Giornata della memoria 2018
Le leggi razziali, i magistrati, i giuristi, le riviste giuridiche
Nel giorno della memoria credo che debbano anzitutto essere ricordati i nomi dei magistrati (almeno 15) caduti nella guerra di liberazione o uccisi dai nazifascisti. Si tratta di Dino Col, Pasquale Colagrande, Francesco Drago, Carlo Ferrero, Mario Finzi, Mario Fioretti, Vincenzo Giusto, Giuseppe Garribba, Cosimo Mariano, Cosimo Orru, Nicola Panevino, Pasquale Saraceno, Vittorio Scala e Mario Tradardi oltre al vice pretore di Alba, Viglino.
A questi nomi mi sembra giusto aggiungerne almeno due: Emilio Sacerdote che non era più magistrato perché si era dimesso volontariamente prima dell’entrata in vigore delle leggi razziali. Sacerdote partecipò alla Resistenza e, dopo essere stato catturato, fu deportato prima a Flossembürg e poi a Bergen Belsen dove morì, per gli stenti patiti, qualche settimana dopo essere stato liberato dagli alleati non senza aver dimostrato, durante la sua prigionia, il suo coraggio e il suo valore. L’altro nome che credo sia doveroso ricordare (e mi scuso per eventuali altre omissioni) è quello di Pier Amato Perretta, giudice del Tribunale di Como, che mantenne una posizione di indipendenza nei primi anni del regime e, per questa ragione e per la sua collaborazione ad un periodico di ispirazione crociana, subì un trasferimento punitivo e venne dichiarato decaduto per non aver raggiunto l’ufficio di destinazione. Iniziata la professione forense il suo studio venne devastato dagli squadristi mentre successivamente, avviata un’attività imprenditoriale, dovette cessarla per la mancanza di un’autorizzazione negata da un ministro cui aveva dato torto in una causa di lavoro. Perretta si attivò per la costituzione di gruppi della Resistenza ancor prima del 1943 e fu ucciso dai tedeschi nel 1944.
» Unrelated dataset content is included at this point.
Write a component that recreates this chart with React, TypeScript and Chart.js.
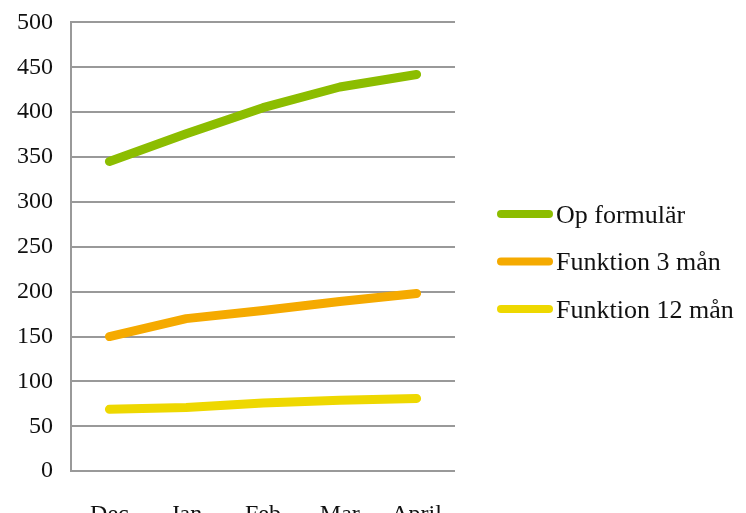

Nel 2018 ricorre però l’80° anniversario delle leggi razziali e credo dunque doveroso ricordare che, a seguito dell’approvazione di queste leggi, furono dispensati dal servizio 14 magistrati: Cesare Costantini, Mario Di Nola, Mario Finzi, Ugo Foa, Mario Levi, Ugo Davide Levi, Fernando Minerbi, Umberto Muggia, Edoardo Modigliani, Mario Piperno, Vittorio Salmoni, Giuseppe Seczi, Giorgio Vital e Mario Volterra. Altri quattro (Amilcare Brizzolari, Pietro Freri, Antonino Martorana e Giuseppe Pagano) chiesero di essere messi a riposo prima del provvedimento di dispensa dal servizio. Questo numero è stato ritenuto sottostimato perché ricavato solo dai provvedimenti di dispensa pubblicati sul Bollettino del ministero mentre l’esame della graduatoria dei magistrati in servizio fino al 1938-39 farebbe emergere un numero ben maggiore di magistrati ebrei.
Il ceto dei giuristi è tra quelli più compromessi con il regime fascista. Oggi limitiamoci a ricordare invece chi, anche con forme di resistenza passiva, si limitò a contrastare le direttive del regime e ricordiamo che le riviste Il Foro Italiano, La giurisprudenza italiana e Il Monitore dei Tribunali furono duramente criticate, dalla rivista La difesa della razza, perché veniva consentito a giuristi ebrei di continuare a collaborare con le medesime; collaborazione che le direzioni delle riviste proseguirono imperterrite. Ricordo ancora che analoga opera di resistenza passiva fu posta in essere da Mario Rotondi, direttore della Rivista di diritto privato, che continuò a pubblicare saggi di giuristi ebrei, a mantenerli nel comitato scientifico, a pubblicarne i necrologi al momento della loro morte. Da segnalare che Rotondi operò anche nell’Italia occupata dai nazisti e dovette cambiare editore per non aver accettato (malgrado le intimidazioni subite) di adeguarsi alle richieste di censurare gli autori ebrei. Anzi nel 1944, durante l’occupazione nazista, pubblicò sulla rivista (édita a Milano!) il necrologio del giurista ebreo Cesare Vivante già espulso dall’università ed emigrato il cui nome, insieme a quelli di altri giuristi ebrei compariva, nel comitato scientifico della rivista, negli anni dal 1940 in poi.
Un ultimo ricordo: solo un rettore (quello di Siena), nell’inaugurazione dell’anno accademico 1938-1939, salutò caldamente, senza difendere le leggi razziali, un professore ordinario espulso (Guido Tedeschi).